Kaum waren die Last-Chance-Plakate in Deutschland geklebt, hob das Simon-Wiesenthal-Center zur nächsten Aktion an. Das Landser-Heft sollte verboten werden. Auch dies ist für Andreas Nachama eine gute Initiative.

"Wenn einer noch mal die Frage danach stellt, wollt ihr in Deutschland das so hinnehmen, dann finde ich die Frage doch legitim."

Rabbiner Daniel Alter begrüßt die Arbeit aus Los Angeles ebenfalls.

"Falls man beim Simon-Wiesenthal-Center zu der Auffassung gekommen ist, dass der Landser kriegsverherrlichende Aspekte in sich birgt, dass dort das Dritte Reich verherrlicht wird und dass Antisemitismus Vorschub geleistet wird, dann finde ich das richtig, wenn dort Initiativen gestartet werden, um diese Publikationen vom Markt zu nehmen."

Diese Aktion des Simon-Wiesenthal-Centers ist schon jetzt von Erfolg gekrönt. Nicht etwa, dass der Landser verboten wurde. Aber die herausgebende Bauer Media Group nimmt den Landser nun freiwillig vom Markt. Offensichtlich ist der Imageschaden mittlerweile größer als der Gewinn durch den Nischen-Verkauf des kleinen Din-A-5-Heftes. Michael Wolffsohn bezweifelt aber, dass es den Verantwortlichen im Simon-Wiesenthal-Center wirklich um ein Verbot des kleinen Heftes ging.

"Tacheles gesprochen geht es um Nachweis von Aktivitäten, um Sponsoren zu gewinnen. Und die Landserhefte hören sich martialisch an und seht her, dieses ekelhafte Zeug bekämpfen wir, dann sagen manche Sponsoren Bravo, Bravo."

Ähnlich sei auch die Idee zu bewerten, eine jeweils aktuelle Top-Ten-Liste der weltweit schlimmsten Antisemiten von Los Angeles aus in die Welt zu setzen. Als auf dieser Liste zuletzt der deutsche Journalist Jakob Augstein auftauchte, waren die Wellen der Empörung und Solidarisierung mit Augstein hierzulande groß. Es gehe auch gar nicht um eine realistische Einschätzung der deutschen Demokratie, beklagt Michael Wolffsohn. Das Simon-Wiesenthal-Center benutze Deutschland vielmehr als werbewirksame Negativ-Folie.
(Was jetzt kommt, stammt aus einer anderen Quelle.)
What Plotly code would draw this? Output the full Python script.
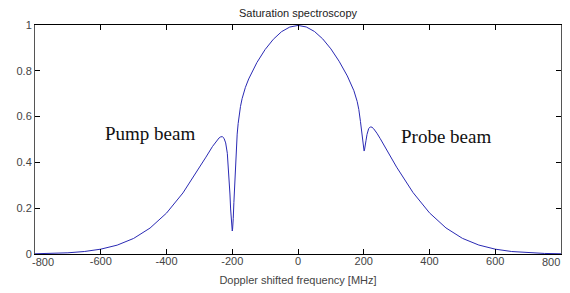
import plotly.graph_objects as go

# Doppler shifted frequency [MHz]
freq = [-800, -750, -700, -650, -600, -550, -500, -450, -400, -350, -300, -280,
        -260, -250, -240, -235, -230, -225, -220, -215, -210, -207, -205, -203,
        -202, -201, -200, -199, -198, -197, -195, -193, -190, -187, -185, -182,
        -180, -175, -170, -165, -160, -150, -125, -100, -75, -50, -25, 0,
        25, 50, 75, 100, 125, 150, 160, 170, 180, 185, 190, 193, 195, 197, 198,
        199, 200, 201, 202, 203, 205, 207, 210, 215, 220, 225, 230, 235, 240,
        250, 260, 280, 300, 350, 400, 450, 500, 550, 600, 650, 700, 750, 800]

# Normalised absorption signal
signal = [0.0010, 0.0024, 0.0052, 0.0108, 0.0211, 0.0387, 0.0680, 0.1133, 0.1786,
          0.2667, 0.3757, 0.4231, 0.4697, 0.4906, 0.5070, 0.5117, 0.5122, 0.5053,
          0.4851, 0.4398, 0.3479, 0.2620, 0.1966, 0.1375, 0.1160, 0.1031, 0.1004,
          0.1087, 0.1272, 0.1543, 0.2245, 0.3011, 0.4037, 0.4810, 0.5235, 0.5700,
          0.5965, 0.6440, 0.6786, 0.7050, 0.7277, 0.7645, 0.8362, 0.8930, 0.9377,
          0.9709, 0.9911, 0.9981,
          0.9915, 0.9718, 0.9395, 0.8958, 0.8418, 0.7776, 0.7479, 0.7132, 0.6662,
          0.6309, 0.5784, 0.5357, 0.5042, 0.4751, 0.4634, 0.4552, 0.4501, 0.4496,
          0.4522, 0.4583, 0.4763, 0.4966, 0.5226, 0.5475, 0.5550, 0.5536, 0.5472,
          0.5381, 0.5276, 0.5041, 0.4792, 0.4285, 0.3792, 0.2682, 0.1795, 0.1139,
          0.0684, 0.0391, 0.0211, 0.0108, 0.0052, 0.0024, 0.0010]

x_ticks = [-800, -600, -400, -200, 0, 200, 400, 600, 800]
x_tick_labels = ["-800", "-600", "-400", "-200", "0", "200", "400", "600", "800"]
y_ticks = [0, 0.2, 0.4, 0.6, 0.8, 1]
y_tick_labels = ["0", "0.2", "0.4", "0.6", "0.8", "1"]

labels = ["Pump beam", "Probe beam"]
label_x = [-450, 450]
label_y = [0.525, 0.515]

# the page body has an 8px default margin; the figure starts at (8, 8)
W, H = 570, 293

axis_font = dict(family="Liberation Sans, Arial, sans-serif", size=11, color="#444444")

fig = go.Figure()
fig.add_trace(go.Scatter(x=freq, y=signal, mode="lines",
                         line=dict(color="#2a2ab4", width=1),
                         showlegend=False, hoverinfo="skip"))

for t, lx, ly in zip(labels, label_x, label_y):
    fig.add_annotation(x=lx, y=ly, text=t, showarrow=False,
                       xanchor="center", yanchor="middle",
                       font=dict(family="Liberation Serif, Times New Roman, serif",
                                 size=19, color="#111111"))

# the end tick labels sit nudged inward, as in the original figure
shown_ticktext = [""] + x_tick_labels[1:-1] + [""]
for i, sh in ((0, 8), (-1, -10.5)):
    fig.add_annotation(x=x_ticks[i], y=0, xref="x", yref="y", text=x_tick_labels[i],
                       showarrow=False, xanchor="center", yanchor="middle",
                       xshift=sh, yshift=-7.5, font=axis_font)

fig.update_layout(
    width=W, height=H,
    margin=dict(l=27, r=17, t=17, b=47, autoexpand=False),
    paper_bgcolor="white", plot_bgcolor="white",
    title=dict(text="Saturation spectroscopy", x=(27 + 263) / W, xref="container",
               xanchor="center", y=1 - 5.5 / H, yref="container", yanchor="middle",
               font=dict(family="Liberation Sans, Arial, sans-serif", size=11,
                         color="#222222")),
    xaxis=dict(range=[-800, 800], tickvals=x_ticks, ticktext=shown_ticktext,
               ticks="inside", ticklen=5, tickcolor="black", tickwidth=1,
               showline=True, linecolor="black", linewidth=1, mirror="ticks",
               showgrid=False, zeroline=False, tickfont=axis_font,
               ticklabelstandoff=-3, ticklabeloverflow="allow",
               title=dict(text="Doppler shifted frequency [MHz]", font=axis_font,
                          standoff=10),
               automargin=False),
    yaxis=dict(range=[0, 1], tickvals=y_ticks, ticktext=y_tick_labels,
               ticks="inside", ticklen=5, tickcolor="black", tickwidth=1,
               showline=True, linecolor="#555555", linewidth=1, mirror="ticks",
               showgrid=False, zeroline=False, tickfont=axis_font,
               ticklabelstandoff=0, ticklabeloverflow="allow",
               automargin=False),
)

fig.write_html("out.html")
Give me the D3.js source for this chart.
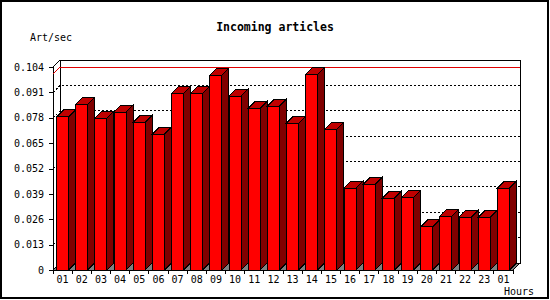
<!DOCTYPE html>
<html>
<head>
<meta charset="utf-8">
<script src="https://cdn.jsdelivr.net/npm/d3@7"></script>
<style>
  body { margin: 0; background: #fff; }
  svg { display: block; }
  .lbl { font-family: "DejaVu Sans Mono", monospace; font-size: 10px; fill: #000; }
</style>
</head>
<body>
<svg id="chart" width="550" height="300"></svg>
<script>
// hours on the x axis (last one wraps to the next day)
const hours = ['01', '02', '03', '04', '05', '06', '07', '08', '09', '10', '11', '12',
  '13', '14', '15', '16', '17', '18', '19', '20', '21', '22', '23', '01']

// incoming articles per second
const artPerSec = [0.0784, 0.0849, 0.0777, 0.0808, 0.0757, 0.0695, 0.0905, 0.0905,
  0.0999, 0.0890, 0.0828, 0.0840, 0.0752, 0.1003, 0.0721, 0.0419, 0.0439, 0.0367,
  0.0372, 0.0222, 0.0275, 0.0270, 0.0270, 0.0419]

const yTicks = [0, 0.013, 0.026, 0.039, 0.052, 0.065, 0.078, 0.091, 0.104]

const plot = { left: 53, right: 513, top: 67, bottom: 270 }
const depth = 7
const barOffset = 3.5, barWidth = 12

const svg = d3.select('#chart')

// outer frame
svg.append('rect')
  .attr('x', 1).attr('y', 1)
  .attr('width', 547).attr('height', 297)
  .attr('fill', '#fff')
  .attr('stroke', '#000')
  .attr('stroke-width', 2)

const xScale = d3.scaleBand()
  .domain(d3.range(hours.length))
  .range([plot.left, plot.right])

const yScale = d3.scaleLinear()
  .domain([0, yTicks[yTicks.length - 1]])
  .range([plot.bottom, plot.top])

const g = svg.append('g').attr('shape-rendering', 'crispEdges')

// floor
g.append('polygon')
  .attr('points', [[plot.left, plot.bottom], [plot.left + depth, plot.bottom - depth],
    [plot.right + depth, plot.bottom - depth], [plot.right, plot.bottom]].join(' '))
  .attr('fill', '#808080')
  .attr('stroke', '#000')

// back wall
g.append('rect')
  .attr('x', plot.left + depth).attr('y', plot.top - depth)
  .attr('width', plot.right - plot.left).attr('height', plot.bottom - plot.top)
  .attr('fill', '#fff')
  .attr('stroke', '#000')

// left wall edges
g.append('polyline')
  .attr('points', [[plot.left, plot.bottom], [plot.left, plot.top], [plot.left + depth, plot.top - depth]].join(' '))
  .attr('fill', 'none')
  .attr('stroke', '#000')

// grid lines on back and left walls
const wallLine = v => [[plot.left, yScale(v)], [plot.left + depth, yScale(v) - depth],
  [plot.right + depth, yScale(v) - depth]].join(' ')

g.selectAll('.grid')
  .data(yTicks.slice(1, -1))
  .enter()
  .append('polyline')
  .attr('class', 'grid')
  .attr('points', d => wallLine(d))
  .attr('fill', 'none')
  .attr('stroke', '#000')
  .attr('stroke-dasharray', '2,2')

// max value line
const maxVal = d3.max(artPerSec)
g.append('polyline')
  .attr('points', wallLine(maxVal))
  .attr('fill', 'none')
  .attr('stroke', '#e00000')

// bars
const bars = g.selectAll('.bar')
  .data(artPerSec)
  .enter()
  .append('g')
  .attr('class', 'bar')

bars.append('polygon')
  .attr('points', (d, i) => {
    const x1 = xScale(i) + barOffset + barWidth
    const y = yScale(d)
    return [[x1, plot.bottom], [x1 + depth, plot.bottom - depth], [x1 + depth, y - depth], [x1, y]].join(' ')
  })
  .attr('fill', '#800000')
  .attr('stroke', '#000')

bars.append('polygon')
  .attr('points', (d, i) => {
    const x0 = xScale(i) + barOffset
    const y = yScale(d)
    return [[x0, y], [x0 + depth, y - depth], [x0 + barWidth + depth, y - depth], [x0 + barWidth, y]].join(' ')
  })
  .attr('fill', '#c00000')
  .attr('stroke', '#000')

bars.append('rect')
  .attr('x', (d, i) => xScale(i) + barOffset)
  .attr('y', d => yScale(d))
  .attr('width', barWidth)
  .attr('height', d => plot.bottom - yScale(d))
  .attr('fill', '#ff0000')
  .attr('stroke', '#000')

// y axis
const leftAxis = d3.axisLeft(yScale)
  .tickValues(yTicks)
  .tickFormat(d => d === 0 ? '0' : d3.format('.3f')(d))
  .tickSize(4)
  .tickPadding(5)
  .tickSizeOuter(0)

const yAxis = svg.append('g')
  .attr('transform', `translate(${plot.left}, 0)`)
  .call(leftAxis)
yAxis.attr('font-family', null).attr('font-size', null)
yAxis.select('.domain').remove()
yAxis.selectAll('line').attr('shape-rendering', 'crispEdges')
yAxis.selectAll('text').attr('class', 'lbl')

// x axis
const bottomAxis = d3.axisBottom(xScale)
  .tickFormat(i => hours[i])
  .tickSize(0)
  .tickPadding(6)

const xAxis = svg.append('g')
  .attr('transform', `translate(0, ${plot.bottom})`)
  .call(bottomAxis)
xAxis.attr('font-family', null).attr('font-size', null)
xAxis.select('.domain').remove()
xAxis.selectAll('text').attr('class', 'lbl')

// tick marks between the hours
svg.append('g')
  .attr('shape-rendering', 'crispEdges')
  .selectAll('line')
  .data(d3.range(hours.length + 1))
  .enter()
  .append('line')
  .attr('x1', i => i < hours.length ? xScale(i) : plot.right)
  .attr('x2', i => i < hours.length ? xScale(i) : plot.right)
  .attr('y1', plot.bottom)
  .attr('y2', plot.bottom + 4)
  .attr('stroke', '#000')

// texts
svg.append('text')
  .attr('x', 275).attr('y', 31)
  .attr('text-anchor', 'middle')
  .attr('font-family', '"DejaVu Sans Mono", monospace')
  .attr('font-weight', 'bold')
  .attr('font-size', '11.5px')
  .text('Incoming articles')

svg.append('text')
  .attr('class', 'lbl')
  .attr('x', 30).attr('y', 41)
  .text('Art/sec')

svg.append('text')
  .attr('class', 'lbl')
  .attr('x', 504).attr('y', 295)
  .text('Hours')
</script>
</body>
</html>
"Sie benutzen das traditionelle Image in Bezug auf die Deutschen und präsentieren in weiten Kreisen die Bundesrepublik als einen mindestens braun punktierten Staat."

Auch Micha Brumlik kann sich des Eindrucks nicht erwehren, dass es dem Simon-Wiesenthal-Center vor allem um billige PR-Kampagnen geht.

"Das ist ein von privaten Spendern getragener Verein, das ist keine öffentliche wissenschaftliche Institution. Das ist keine Universität, das ist kein Forschungsinstitut."

Das Simon-Wiesenthal-Center trägt zwar den berühmten Namen. Aber Simon Wiesenthal hat das 1977 eröffnete Center weder gegründet noch geleitet. Die antideutsche Politik des Centers stehe sogar im krassen Gegensatz zu Wiesenthals damaliger persönlicher Einstellung, meint Michael Wolffsohn.

"Dass der Fall der Mauer ein Anlass der Freude ist ebenso wie die Entwicklung zur Wiedervereinigung Deutschlands, als die DDR noch bestand. Das hat das Wiesenthal Zentrum nicht gewollt und ich weiß aus Gesprächen mit Simon Wiesenthal, dass er über diese antideutschen Aktivitäten des Simon Wiesenthal Centers alles andere als glücklich gewesen ist."